L’irréprochable Annette

Rien à faire ! Parlons de la situation féminine surtout que le mois de la femme est derrière nous juste un peu : Annette est épouse d’un jeune militaire en séjour sur le front. Sa maisonnette polluée par la sonorité de la bonne musique, la Rumba congolaise. Elle se fait plaisir, elle chante, elle bouge avec son bébé au dos. Un si joli bébé de trois mois environ.

Il existe un comité des femmes veuves des militaires. Ce Comité est composé des femmes expérimentées dans l’art oratoire de consolation et d’encouragement. Ces femmes fortes dont les époux ont quitté ce monde des années durant sont tellement respectées dans cette entité. Quand l’une d’elles est aperçue de loin, l’aire du voisinage devient noire. Tout le monde tourne son regard vers l’ange de la mort, surtout pour la famille dont le père est au front.  Généralement souriantes, ces femmes sont amies à toutes les jeunes femmes.  Elles ont des mots pour convaincre.
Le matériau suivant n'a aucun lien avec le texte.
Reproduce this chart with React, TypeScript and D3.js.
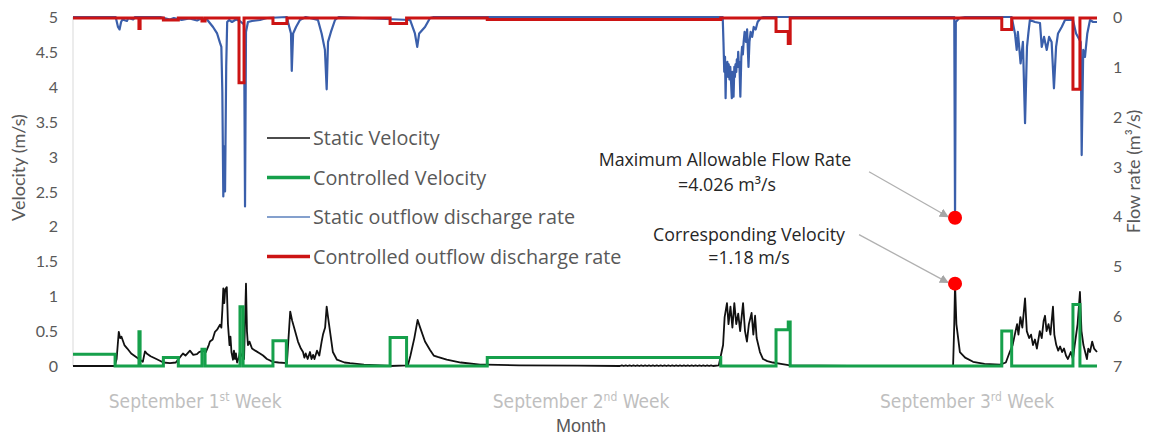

Elles expliquent sans cesse la fragilité du couple avec un militaire. Il peut  se rompre à tout moment. 

La mort chez Annette

Assise sur son canapé de fortune, son bébé s’endort calmement juste à côté d’elle, veuille sur lui toute souriante. A la porte, toc-toc, « Annette tu es là ? « , questionne Maman Brigitte, la Présidente du comité. Maligne, elle entre en feignant le sourire. Annette le suspecte et dit tristement: « bienvenue Maman. Comme ton sourire ne m’inspire pas confiance, as-tu une triste nouvelle à m’annoncer ».  » Non ! Tout va bien. Le commandement a besoin de nous au bureau pour une communication importante », rétorque la présidente. Mentir dans ce contexte est une évidence dans la culture congolaise, voire africaine.

A la porte du bureau, Annette reste perplexe. Tout le comité est présent. A son approche tout le monde  fond en larmes. Le pire est arrivé.  Elle ne sait plus faire même un pas de plus quand elle voit de loin les galons et la tenue sur laquelle sont mentionnés les identifiants de son chéri. Jambes presque paralysées, elle tombe par terre. Epaulées par d’autres femmes victimes de la guerre. Elles pleurent, chacun citant le nom de son feu mari.  A Dieu chers vaillants, ces FARDC et héros de guerre.